**What to produce:** Print the lines of the listing below verbatim from its first line through the line bearing "import seaborn as sns". Any pictures are to be omitted.

**Data:**
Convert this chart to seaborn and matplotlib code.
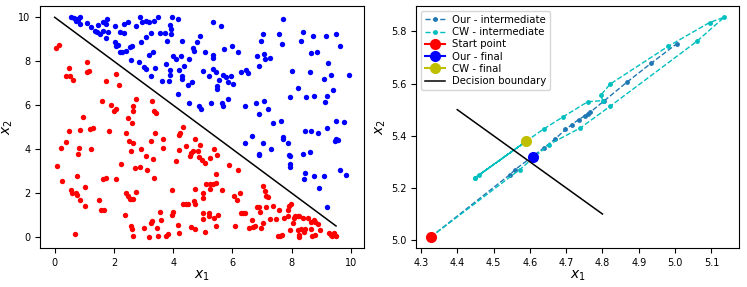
"""
Adversarial path comparison
---------------------------
Left: two-class toy data with a linear decision boundary.
Right: zoom on the intermediate steps of our attack vs. CW.
"""

import numpy as np
import matplotlib
matplotlib.use("Agg")
import matplotlib.pyplot as plt
import seaborn as sns

# =========================
# Data
# =========================
red_points = np.array([
    (0.03, 8.58), (0.15, 8.74), (0.08, 3.23), (0.22, 4.03), (0.26, 2.57), (0.37, 4.32),
    (0.37, 7.31), (0.51, 7.34), (0.62, 7.15), (0.48, 7.67), (0.48, 4.82), (0.56, 2.13),
    (0.60, 1.98), (0.67, 0.15), (0.71, 1.98), (0.75, 1.93), (0.75, 2.77), (0.79, 3.76),
    (0.82, 4.06), (0.84, 4.86), (0.87, 1.70), (0.96, 5.48), (1.01, 2.28), (1.04, 1.40),
    (1.09, 7.98), (1.09, 7.52), (1.16, 7.56), (1.18, 4.90), (1.29, 4.98), (1.24, 3.99),
    (1.49, 1.67), (1.57, 1.22), (1.65, 1.22), (1.61, 6.19), (1.63, 2.62), (1.74, 2.69),
    (1.74, 7.10), (1.85, 4.82), (1.91, 6.00), (1.99, 5.74), (2.06, 5.84), (2.06, 7.41),
    (2.06, 2.65), (2.16, 6.91), (2.25, 3.30), (2.36, 1.02), (2.40, 4.72), (2.42, 2.00),
    (2.47, 1.86), (2.53, 1.74), (2.58, 1.74), (2.64, 1.74), (2.47, 5.43), (2.51, 4.37),
    (2.56, 3.91), (2.58, 0.52), (2.62, 0.37), (2.64, 0.06), (2.62, 5.20), (2.64, 5.74),
    (2.66, 5.94), (2.64, 4.29), (2.70, 3.15), (2.73, 6.27), (2.75, 2.04), (2.87, 3.20),
    (2.92, 3.99), (3.03, 0.41), (3.09, 3.68), (3.12, 3.04), (3.20, 0.00), (3.26, 0.64),
    (3.29, 0.72), (3.26, 4.37), (3.29, 6.19), (3.31, 3.53), (3.37, 5.74), (3.43, 5.66),
    (3.37, 2.69), (3.40, 4.75), (3.45, 0.41), (3.48, 0.03), (3.54, 1.13), (3.60, 0.79),
    (3.65, 4.44), (3.65, 4.06), (3.76, 0.03), (3.82, 0.15), (3.97, 2.13), (3.97, 1.02),
    (4.01, 1.13), (4.10, 3.46), (4.16, 0.56), (4.21, 0.18), (4.19, 4.63), (4.24, 4.72),
    (4.21, 3.94), (4.33, 5.01), (4.33, 1.52), (4.42, 1.52), (4.49, 1.52), (4.44, 4.14),
    (4.57, 3.68), (4.61, 3.84), (4.66, 3.90), (4.61, 0.46), (4.72, 1.63), (4.75, 1.52),
    (4.75, 0.37), (4.75, 4.44), (4.75, 2.19), (4.83, 3.91), (4.87, 3.64), (4.91, 4.17),
    (4.98, 3.50), (5.02, 1.98), (5.02, 1.78), (5.02, 1.10), (5.02, 0.82), (5.06, 3.35),
    (5.09, 0.21), (5.11, 2.39), (5.20, 1.10), (5.22, 0.97), (5.26, 2.19), (5.26, 2.39),
    (5.26, 3.60), (5.36, 2.39), (5.43, 2.47), (5.39, 4.02), (5.39, 0.87), (5.43, 2.85),
    (5.45, 0.52), (5.47, 3.71), (5.51, 1.02), (5.65, 2.16), (5.88, 3.26), (6.07, 1.86),
    (6.10, 0.49), (6.15, 1.70), (6.18, 3.07), (6.26, 2.01), (6.29, 1.10), (6.37, 1.10),
    (6.44, 1.10), (6.55, 0.41), (6.66, 0.79), (6.71, 0.46), (6.78, 0.49), (6.82, 1.37),
    (6.89, 1.37), (6.94, 1.13), (6.97, 0.41), (7.03, 2.34), (7.04, 0.64), (7.11, 2.09),
    (7.13, 1.86), (7.19, 1.83), (7.13, 1.37), (7.27, 0.82), (7.38, 1.40), (7.47, 0.82),
    (7.53, 0.03), (7.60, 0.06), (7.58, 1.22), (7.67, 0.11), (7.75, 0.87), (7.87, 0.97),
    (7.87, 1.22), (7.92, 1.40), (7.98, 1.52), (7.94, 0.33), (8.03, 0.64), (8.09, 0.87),
    (8.12, 0.97), (8.20, 0.97), (8.26, 0.97), (8.20, 0.30), (8.26, 0.00), (8.24, 0.11),
    (8.31, 0.37), (8.37, 0.87), (8.43, 0.21), (8.46, 0.37), (8.54, 0.87), (8.65, 0.67),
    (8.65, 0.37), (8.69, 0.03), (8.74, 0.79), (8.80, 0.67), (8.88, 0.61), (8.80, 0.11),
    (8.97, 0.30), (9.27, 0.18), (9.33, 0.11), (9.38, 0.06), (9.49, 0.03), (9.44, 0.18),
])

blue_points = np.array([
    (0.54, 10.0), (0.64, 9.97), (0.75, 9.92), (0.84, 10.0), (0.71, 9.82), (0.84, 9.70),
    (0.79, 9.86), (1.09, 9.74), (1.24, 9.54), (1.35, 9.39), (1.43, 9.35), (1.46, 9.65),
    (1.52, 9.24), (1.63, 9.80), (1.72, 9.70), (1.76, 9.92), (1.80, 9.35), (1.63, 9.39),
    (1.74, 9.04), (2.02, 9.62), (2.02, 8.86), (2.06, 8.71), (2.13, 8.74), (2.19, 9.32),
    (2.33, 9.28), (2.19, 8.43), (2.28, 8.40), (2.33, 9.70), (2.47, 9.80), (2.42, 8.48),
    (2.53, 8.63), (2.62, 8.71), (2.58, 8.05), (2.73, 9.59), (2.84, 7.98), (2.92, 8.89),
    (2.89, 10.0), (2.96, 9.80), (3.07, 9.85), (3.00, 7.72), (3.07, 7.64), (3.09, 9.09),
    (3.18, 8.28), (3.18, 9.77), (3.26, 9.28), (3.26, 7.34), (3.31, 8.40), (3.34, 9.85),
    (3.48, 10.0), (3.40, 7.67), (3.54, 9.28), (3.63, 7.10), (3.74, 9.28), (3.76, 7.87),
    (3.79, 8.93), (3.85, 7.10), (3.88, 7.37), (3.90, 7.61), (3.88, 9.65), (3.93, 9.47),
    (3.93, 9.24), (3.97, 10.0), (4.01, 8.25), (4.10, 8.10), (4.16, 9.92), (4.16, 6.50),
    (4.21, 7.61), (4.27, 8.22), (4.30, 7.31), (4.30, 7.18), (4.30, 8.93), (4.38, 7.79),
    (4.49, 6.91), (4.53, 6.12), (4.55, 8.10), (4.64, 7.06), (4.66, 8.58), (4.72, 8.48),
    (4.79, 8.86), (4.87, 5.97), (4.89, 9.16), (4.94, 5.81), (5.00, 7.56), (5.06, 8.43),
    (5.20, 7.34), (5.28, 6.12), (5.34, 8.28), (5.34, 8.13), (5.34, 7.64), (5.34, 9.80),
    (5.45, 7.52), (5.47, 6.85), (5.47, 6.73), (5.54, 7.15), (5.62, 9.59), (5.65, 6.09),
    (5.70, 5.94), (5.70, 7.37), (5.73, 8.55), (5.79, 7.26), (5.84, 7.06), (5.84, 6.27),
    (5.96, 7.31), (5.99, 8.71), (6.03, 6.96), (6.18, 8.40), (6.29, 7.52), (6.44, 5.94),
    (6.46, 7.61), (6.44, 4.29), (6.52, 7.46), (6.66, 4.60), (6.80, 6.12), (6.82, 8.25),
    (6.89, 5.59), (6.91, 7.79), (6.91, 3.80), (6.89, 3.71), (6.97, 8.93), (7.04, 9.24),
    (7.04, 4.29), (7.08, 8.33), (7.08, 6.19), (7.11, 8.10), (7.19, 5.81), (7.27, 8.13),
    (7.30, 4.02), (7.36, 5.18), (7.56, 9.24), (7.64, 5.28), (7.67, 8.78), (7.70, 4.57),
    (7.70, 4.44), (7.72, 9.92), (7.87, 4.26), (7.90, 3.75), (7.93, 3.68), (7.93, 3.30),
    (7.95, 3.20), (7.94, 6.35), (8.01, 7.56), (8.20, 6.80), (8.31, 8.90), (8.39, 9.32),
    (8.40, 3.80), (8.43, 2.62), (8.46, 2.92), (8.46, 4.82), (8.48, 6.35), (8.62, 7.49),
    (8.62, 3.87), (8.65, 4.82), (8.65, 8.37), (8.71, 9.13), (8.76, 2.77), (8.76, 6.42),
    (8.85, 8.43), (8.88, 4.75), (8.93, 2.24), (9.10, 7.20), (9.10, 2.77), (9.13, 6.15),
    (9.16, 9.13), (9.18, 6.42), (9.21, 1.37), (9.21, 4.98), (9.24, 7.91), (9.34, 7.37),
    (9.40, 6.70), (9.49, 4.44), (9.45, 4.35), (9.55, 4.40), (9.50, 9.24), (9.49, 5.30),
    (9.63, 8.70), (9.63, 3.07), (9.78, 5.22), (9.85, 2.82), (9.94, 7.38),
])

boundary_left_x = [0.0, 9.5]
boundary_left_y = [10.0, 0.5]

start_point = (4.327, 5.012)
our_final = (4.608, 5.319)
cw_final = (4.589, 5.378)

our_path_x = [4.327, 4.545, 4.559, 4.638, 4.670, 4.698, 4.716, 4.734,
              4.752, 4.759, 4.766, 4.803, 4.867, 4.935, 5.004]
our_path_y = [5.012, 5.251, 5.270, 5.353, 5.388, 5.424, 5.443, 5.462,
              5.477, 5.485, 5.490, 5.532, 5.605, 5.679, 5.752]

cw_path_x = [4.327, 4.572, 4.652, 4.739, 4.821, 5.060, 5.135, 5.095, 4.981,
             4.821, 4.795, 4.801, 4.759, 4.691, 4.638, 4.589, 4.460, 4.449,
             4.589, 4.449, 4.589]
cw_path_y = [5.012, 5.270, 5.366, 5.430, 5.513, 5.762, 5.854, 5.834, 5.743,
             5.598, 5.555, 5.535, 5.530, 5.472, 5.426, 5.378, 5.249, 5.239,
             5.378, 5.239, 5.378]

boundary_right_x = [4.4, 4.8]
boundary_right_y = [5.5, 5.1]

# =========================
# Figure
# =========================
fig = plt.figure(figsize=(7.47, 2.87), dpi=100)
ax1 = fig.add_axes([0.0535, 0.136, 0.4335, 0.842])
ax2 = fig.add_axes([0.557, 0.136, 0.432, 0.842])

# ---- left: data + boundary
sns.scatterplot(x=red_points[:, 0], y=red_points[:, 1], color="r",
                s=15, linewidth=0, ax=ax1)
sns.scatterplot(x=blue_points[:, 0], y=blue_points[:, 1], color="b",
                s=15, linewidth=0, ax=ax1)
sns.lineplot(x=boundary_left_x, y=boundary_left_y, color="k",
             linewidth=1.1, ax=ax1)
ax1.set_xlabel("$x_1$", fontsize=10, labelpad=1)
ax1.set_ylabel("$x_2$", fontsize=10, labelpad=2)
ax1.tick_params(labelsize=7)

# ---- right: attack paths
sns.lineplot(x=our_path_x, y=our_path_y, sort=False, estimator=None,
             color="C0", linestyle="--", linewidth=1, marker="o",
             markersize=3.5, markeredgewidth=0, label="Our - intermediate", ax=ax2)
sns.lineplot(x=cw_path_x, y=cw_path_y, sort=False, estimator=None,
             color="c", linestyle="--", linewidth=1, marker="o",
             markersize=3.5, markeredgewidth=0, label="CW - intermediate", ax=ax2)
sns.lineplot(x=[start_point[0]], y=[start_point[1]], color="r", marker="o",
             markersize=8, markeredgewidth=0, label="Start point", ax=ax2)
sns.lineplot(x=[our_final[0]], y=[our_final[1]], color="b", marker="o",
             markersize=8, markeredgewidth=0, label="Our - final", ax=ax2)
sns.lineplot(x=[cw_final[0]], y=[cw_final[1]], color="y", marker="o",
             markersize=8, markeredgewidth=0, label="CW - final", ax=ax2)
sns.lineplot(x=boundary_right_x, y=boundary_right_y, color="k",
             linewidth=1.1, label="Decision boundary", ax=ax2)
ax2.set_xlabel("$x_1$", fontsize=10, labelpad=1)
ax2.set_ylabel("$x_2$", fontsize=10, labelpad=2)
ax2.tick_params(labelsize=7)
ax2.legend(loc="upper left", fontsize=7.3, labelspacing=0.22,
           borderpad=0.35, handlelength=2.0, handletextpad=0.7)

fig.savefig("out.png", dpi=100)
plt.close(fig)
print("saved out.png")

**Answer to the exercise:**
Convert this chart to seaborn and matplotlib code.
"""
Adversarial path comparison
---------------------------
Left: two-class toy data with a linear decision boundary.
Right: zoom on the intermediate steps of our attack vs. CW.
"""

import numpy as np
import matplotlib
matplotlib.use("Agg")
import matplotlib.pyplot as plt
import seaborn as sns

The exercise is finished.